2.) What regions within Abu Dhabi are more up market albeit at higher cost? How does the price vary between certain zones?

3.) What options are there outside of Abu Dhabi that won't require extensive travel time and at what pro and con points (besides the obvious travel time)?

4.) Any UAE and Abu Dhabi sites where property is being sold for reference?

I'm trying to get a post here that can build the above info over time, so price trends and factual info can aid other people with the most important facet of moving to Abu Dhabi - housing.

I know there's stickies, but it's highly generalized and tend to focus on a broader outlook of the UAE.

Thanx in advance!


----------



## EXPAT09 (Sep 11, 2009)

CarlZA said:


> Hi all,
> 
> I'm trying to get a feel for the Abu Dhabi housing market.
> 
> ...



Im in the same boat. So maybe we can sync our search.

From what i know, yes, the closer you get to the center or should i say downtown ( been here 4 weeks), the area where Abu Dhabi Mall, Rotana, Lemeredien, Tourist Club maybe, the more expensive it gets. IMO Unreasonably expensive.

Anyway 15-25 min drive out it gets cheaper and for the same price u can get villa.
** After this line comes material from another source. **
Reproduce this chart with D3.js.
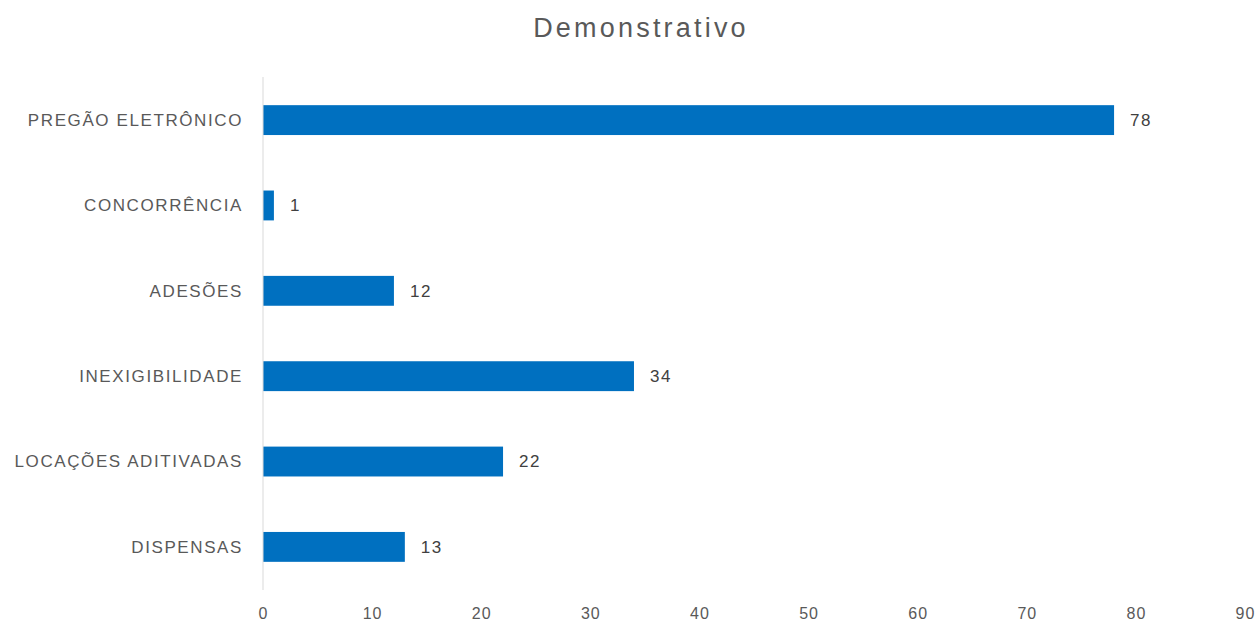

But then again i havent looked that much but i have been asked to start looking already.


----------



## CarlZA (Nov 12, 2008)

I was wondering about the following:

When we talk about flats, does some of them include a piece of garden? Or is that bound to Villa's only?

I'd ideally prefer to have a piece of garden when and if I relocate.


----------



## CarlZA (Nov 12, 2008)

Two sites with pricing in Abu Dhabi.

Link1

Link2

Can anyone give me a run down (or link) to the areas in Abu Dhabi so I can deduct from above sites where accommodation is relative to my needs?


----------